First of all, the situation during the Cold War was totally asymmetrical, with the USSR needing to import huge amounts of cereals from the U.S. and Canada, which never used this situation as a real instrument of pressure. On its part, NATO alliance countries did not really depend on anything from the Soviet economy. Only the Federal Republic of Germany, within its "Ostpolitik" approach, was financially supporting the German Democratic Republic for reasons that had nothing to do with the economy.
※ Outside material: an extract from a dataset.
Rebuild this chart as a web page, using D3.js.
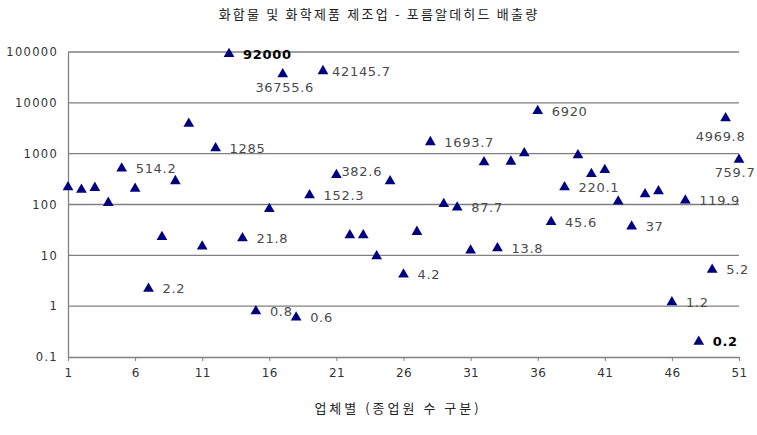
<!DOCTYPE html>
<html>
<head>
<meta charset="utf-8">
<script src="https://cdn.jsdelivr.net/npm/d3@7"></script>
<style>
  html, body { margin: 0; padding: 0; background: #fff; }
  svg { display: block; }
</style>
</head>
<body>
<svg id="chart" width="757" height="435"></svg>
<script>
// ---- data ----
const title = "화합물 및 화학제품 제조업 - 포름알데히드 배출량";
const xTitle = "업체별 (종업원 수 구분)";
const companies = d3.range(1, 52);
const emissions = [
  220, 195, 213, 108, 514.2, 204, 2.2, 23, 289, 3900,
  15, 1285, 92000, 21.8, 0.8, 82, 36755.6, 0.6, 152.3, 42145.7,
  382.6, 25, 25, 9.6, 287, 4.2, 29, 1693.7, 103, 87.7,
  12.5, 680, 13.8, 700, 1020, 6920, 45.6, 220.1, 930, 400,
  480, 115, 37, 160, 183, 1.2, 119.9, 0.2, 5.2, 4969.8,
  759.7
];
const labeledCompanies = [5, 7, 12, 13, 14, 15, 17, 18, 19, 20, 21, 26, 28, 30, 33, 36, 37, 38, 43, 46, 47, 48, 49, 50, 51];
const yTicks = [0.1, 1, 10, 100, 1000, 10000, 100000];
const xTicks = [1, 6, 11, 16, 21, 26, 31, 36, 41, 46, 51];

// ---- label placement (style) ----
const labelStyle = {
  13: {bold: true},
  48: {bold: true},
  17: {pos: "below", dy: 13, dx: 2},
  50: {pos: "below", dy: 18, dx: -5},
  51: {pos: "below", dy: 13, dx: -4},
  20: {dx: 9},
  21: {dx: 5, dy: -4}
};

const svg = d3.select("#chart");
const mLeft = 68, mRight = 739, mTop = 52, mBottom = 357;

const x = d3.scaleLinear().domain([1, 51]).range([mLeft, mRight]);
const y = d3.scaleLog().domain([0.1, 100000]).range([mBottom, mTop]);

// title
svg.append("text")
  .attr("x", 379).attr("y", 19)
  .attr("text-anchor", "middle")
  .attr("font-family", "'Noto Sans CJK KR', sans-serif")
  .attr("font-size", 13)
  .attr("letter-spacing", 2.2)
  .attr("fill", "#222")
  .text(title);

// gridlines
svg.append("g").selectAll("line")
  .data(yTicks.filter(d => d > 0.1))
  .join("line")
  .attr("x1", mLeft).attr("x2", mRight)
  .attr("y1", d => y(d)).attr("y2", d => y(d))
  .attr("stroke", "#808080").attr("stroke-width", 1.3);

// y axis
const yAxis = d3.axisLeft(y).tickValues(yTicks).tickSize(0).tickPadding(10)
  .tickFormat(d => String(d));
const gy = svg.append("g").attr("transform", `translate(${mLeft},0)`).call(yAxis);
gy.select(".domain").attr("stroke", "#808080").attr("stroke-width", 1.3);
gy.selectAll("text")
  .attr("font-family", "'DejaVu Sans', sans-serif")
  .attr("font-size", 11.5)
  .attr("letter-spacing", 1.3)
  .attr("fill", "#333");

// x axis
const xAxis = d3.axisBottom(x).tickValues(xTicks).tickSize(4).tickSizeOuter(0).tickPadding(7);
const gx = svg.append("g").attr("transform", `translate(0,${mBottom})`).call(xAxis);
gx.select(".domain").attr("stroke", "#808080").attr("stroke-width", 1.3);
gx.selectAll(".tick line").attr("stroke", "#808080");
gx.selectAll("text")
  .attr("font-family", "'DejaVu Sans', sans-serif")
  .attr("font-size", 12)
  .attr("letter-spacing", 0.3)
  .attr("fill", "#333");

// x title
svg.append("text")
  .attr("x", 398).attr("y", 413)
  .attr("text-anchor", "middle")
  .attr("font-family", "'Noto Sans CJK KR', sans-serif")
  .attr("font-size", 13)
  .attr("letter-spacing", 3)
  .attr("fill", "#222")
  .text(xTitle);

// points
const points = companies.map((c, i) => ({c, v: emissions[i]}));
svg.append("g").selectAll("path")
  .data(points)
  .join("path")
  .attr("transform", d => `translate(${x(d.c)},${y(d.v)})`)
  .attr("d", d3.symbol().type(d3.symbolTriangle).size(50))
  .attr("fill", "#000080");

// labels
svg.append("g").selectAll("text")
  .data(points.filter(d => labeledCompanies.includes(d.c)))
  .join("text")
  .each(function(d) {
    const s = labelStyle[d.c] || {};
    const t = d3.select(this);
    if (s.pos === "below") {
      t.attr("x", x(d.c) + (s.dx || 0))
       .attr("y", y(d.v) + (s.dy || 13))
       .attr("text-anchor", "middle");
    } else {
      t.attr("x", x(d.c) + (s.dx !== undefined ? s.dx : 14))
       .attr("y", y(d.v) + (s.dy || 0))
       .attr("text-anchor", "start");
    }
    t.attr("dy", "0.36em")
     .attr("font-family", "'DejaVu Sans', sans-serif")
     .attr("font-size", 13)
     .attr("letter-spacing", 0.7)
     .attr("font-weight", s.bold ? "bold" : "normal")
     .attr("fill", s.bold ? "#000" : "#4a4a4a")
     .text(String(d.v));
  });
</script>
</body>
</html>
Today the situation is totally different. Most of the energy that Northern EU countries import transits through Russia, which badly needs this income for its economy. But given the embryonic civil war in Ukraine and the bloodshed in Syria, there is no political normalization possible in the foreseeable future. Therefore, a number of structural adjustments will have to take place, starting by redefining energy routes. Any alternative energy route to partially replace the Russian/Ukrainian infrastructure has to go through Turkey. In that sense, the Caucasian, Middle Eastern and Eastern Mediterranean regions have gained unexpected importance. A more "military" understanding requires a deeper integration among countries in the region. Some important bottlenecks appear in front of Turkey, whose persistence can prevent the restructuring of the whole continent:
The first issue is the normalization of political relations between Turkey and Israel. After a long period of very tense diplomacy and mediations, there is a possibility that both countries might resume their diplomatic relations at the ambassadorial level. That is required to pave the way for the implementation of a very strategic pipeline junction between Israel and Turkey, beneath the Mediterranean, to transport Israeli natural gas. The paramount goal remains to establish this pipeline.
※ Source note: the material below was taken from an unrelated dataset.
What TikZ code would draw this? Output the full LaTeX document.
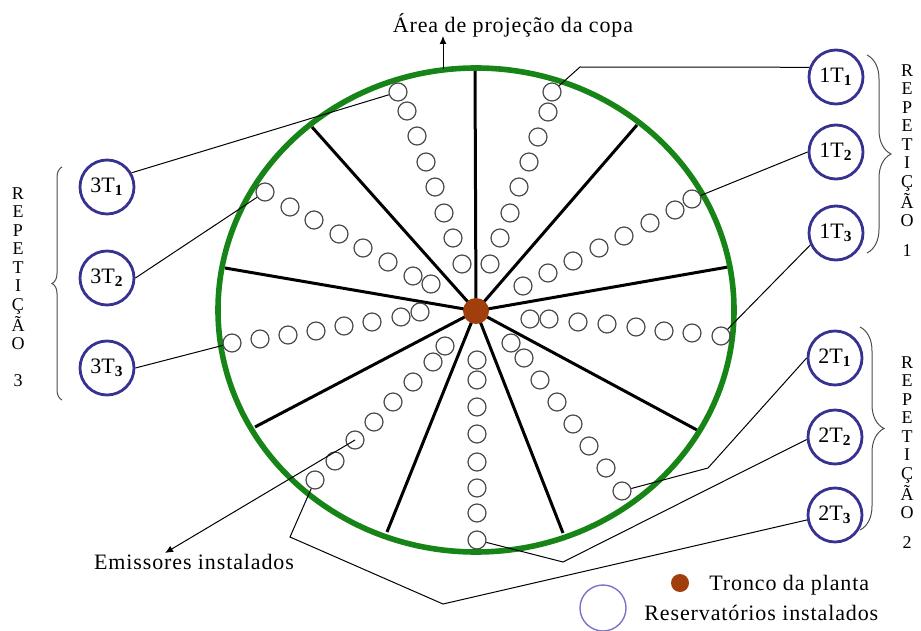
\documentclass[tikz,border=0pt]{standalone}
\usepackage{fontspec}
\setmainfont{Liberation Serif}
\newfontfamily\spaced{Liberation Serif}[LetterSpace=4]
\usetikzlibrary{arrows.meta, decorations.pathreplacing}
\definecolor{canopy}{RGB}{22,132,22}
\definecolor{trunk}{RGB}{160,62,12}
\definecolor{navy}{RGB}{55,50,145}
\definecolor{lilac}{RGB}{125,115,195}
\definecolor{ringgray}{RGB}{75,75,75}

\begin{document}
\begin{tikzpicture}[x=0.5pt, y=-0.5pt,
  resv/.style={circle, draw=ringgray, line width=0.6pt, minimum size=9pt, inner sep=0pt},
  treat/.style={circle, draw=navy, fill=white, line width=1.4pt, minimum size=27pt, inner sep=0pt,
    font=\fontsize{11}{13}\selectfont},
  lbl/.style={font=\spaced\fontsize{11}{13}\selectfont, inner sep=0pt},
  rep/.style={align=center, font=\fontsize{9}{9.25}\selectfont, inner sep=0pt, anchor=north},
  conn/.style={line width=0.5pt},
  tip/.style={conn, -{Latex[length=4pt,width=3.5pt]}},
  spoke/.style={line width=1.5pt},
  bracer/.style={decorate, decoration={brace, amplitude=#1}, line width=0.5pt, draw=black!70}]
  \useasboundingbox (0,0) rectangle (921,631);
  % spokes and canopy
  \coordinate (c) at (476,311);
  \foreach \x/\y in {475/70, 637/125, 728/267, 697/430, 563/533, 387/532, 255/427, 225/268, 312/127}
    \draw[spoke] (c) -- (\x,\y);
  \draw[canopy, line width=2.8pt] (476,310) ellipse [x radius=258, y radius=242];
  % reservoirs, outer one first
  \foreach \r/\lst in {
    a/{398/92, 407/111, 417/136, 426/162, 435/187, 444/213, 453/238, 462/264},
    b/{265/192, 290/207, 314/220, 339/234, 363/248, 388/262, 413/276, 431/284},
    c/{552/92, 548/112, 538/137, 529/162, 519/187, 510/213, 500/238, 490/264},
    d/{692/199, 675/210, 650/223, 624/236, 599/248, 573/261, 548/273, 523/286},
    e/{721/336, 692/333, 664/331, 636/327, 607/324, 578/322, 549/319, 530/319},
    f/{622/491, 606/468, 589/446, 573/424, 557/402, 540/380, 524/358, 511/343},
    g/{477/540, 477/513, 477/488, 477/462, 477/434, 477/407, 477/380, 477/360},
    h/{315/480, 335/461, 355/440, 374/422, 393/402, 413/382, 433/362, 445/346},
    i/{232/343, 260/339, 288/335, 316/331, 344/326, 372/322, 401/317, 420/312}}
  {
    \foreach \px/\py [count=\k] in \lst
      \node[resv] (\r\k) at (\px,\py) {};
  }
  \node[circle, fill=trunk, minimum size=13pt, inner sep=0pt] (tronco) at (c) {};
  % treatments
  \foreach \rp/\tn/\x/\y in {1/1/836/77, 1/2/836/152, 1/3/836/233,
                              2/1/835/358, 2/2/835/437, 2/3/835/515,
                              3/1/107/187, 3/2/107/278, 3/3/107/368}
    \node[treat] (t\rp\tn) at (\x,\y) {\rp T\textsubscript{\textbf{\tn}}};
  \draw[conn] (t11.160) -- (580,67) -- (c1);
  \draw[conn] (t12.west) -- (d1);
  \draw[conn] (t13.205) -- (e1);
  \draw[conn] (t21.west) -- (708,468) -- (f1);
  \draw[conn] (t22.185) -- (563,562) -- (g1);
  \draw[conn] (t23.190) -- (443,604) -- (290,537) -- (h1);
  \draw[conn] (t31.30) -- (a1);
  \draw[conn] (t32.east) -- (b1);
  \draw[conn] (t33.east) -- (i1);
  % repetitions
  \draw[bracer=12pt] (867,55) -- (867,253);
  \draw[bracer=12pt] (860,327) -- (860,530);
  \draw[bracer=5pt] (62,400) -- (62,167);
  \node[rep] (rep1) at (907,64) {R\\E\\P\\E\\T\\I\\Ç\\Ã\\O\\[5.5pt]1};
  \node[rep] (rep2) at (907,356) {R\\E\\P\\E\\T\\I\\Ç\\Ã\\O\\[5.5pt]2};
  \node[rep] (rep3) at (18,187) {R\\E\\P\\E\\T\\I\\Ç\\Ã\\O\\[9pt]3};
  % labels
  \node[lbl, anchor=base] (area) at (513,33) {Área de projeção da copa};
  \coordinate (rim) at (443,69);
  \coordinate (areatip) at (443,36);
  \draw[tip] (rim) -- (areatip);
  \node[lbl, anchor=base] (emis) at (194,569) {Emissores instalados};
  \coordinate (emistip) at (165,553);
  \draw[tip] (h3.center) -- (emistip);
  % legend
  \node[circle, fill=trunk, minimum size=9pt, inner sep=0pt] (ldot) at (680,583) {};
  \node[lbl, anchor=base west] (ltronco) at (709,590) {Tronco da planta};
  \node[circle, draw=lilac, line width=0.7pt, minimum size=23pt] (lres) at (603,608) {};
  \node[lbl, anchor=base west] (lreserv) at (644,620) {Reservatórios instalados};
\end{tikzpicture}
\end{document}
The second issue is the situation in Cyprus that remains the Gordian knot of the whole structure in the Eastern Mediterranean. The Greek Cypriot government has at last taken some steps towards accepting an institutional modus vivendi with Turkish North Cyprus, but this has to come to a solution as soon as possible, if democratic countries wish to see a stable regional situation in that part of the globe.
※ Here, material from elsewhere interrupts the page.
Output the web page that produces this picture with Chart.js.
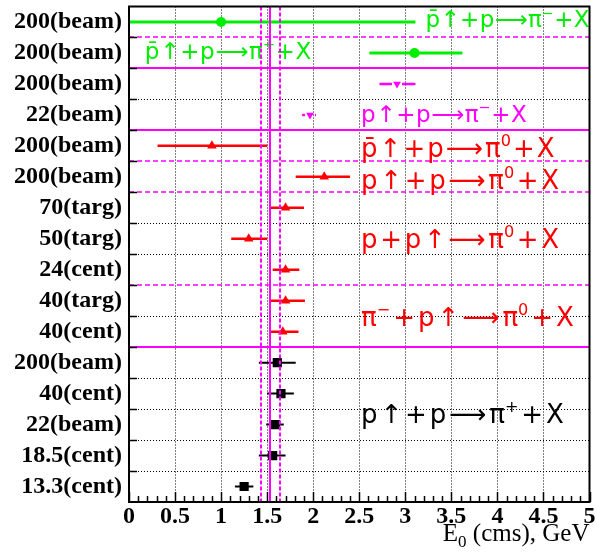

The third issue is that the Turkish position for Syria, for Egypt and, as a whole, for the Middle East has proven to be much more realistic than the policies and stances adopted by the U.S. and by a number of other EU countries. Much-needed deep cooperation between Turkey and its NATO allies has become imperative to forge a solution to the growing instability in the region.
Last but not least, the perennial attitude of delaying Turkish accession negotiations has become unsustainable both for Turkey and the EU. We will be entering the 10th year of our so-called negotiations in a few months, and there are still two thirds of the acquis communautaire that are not on the table. This has lost its momentum and motivation and become a subject of conflict between the two partners at a time when increased cooperation is required.
In light of all these steps, it would not be presumptuous to expect important steps to be taken jointly by the U.S., the EU and Turkey in coming months. A hot summer very likely awaits us.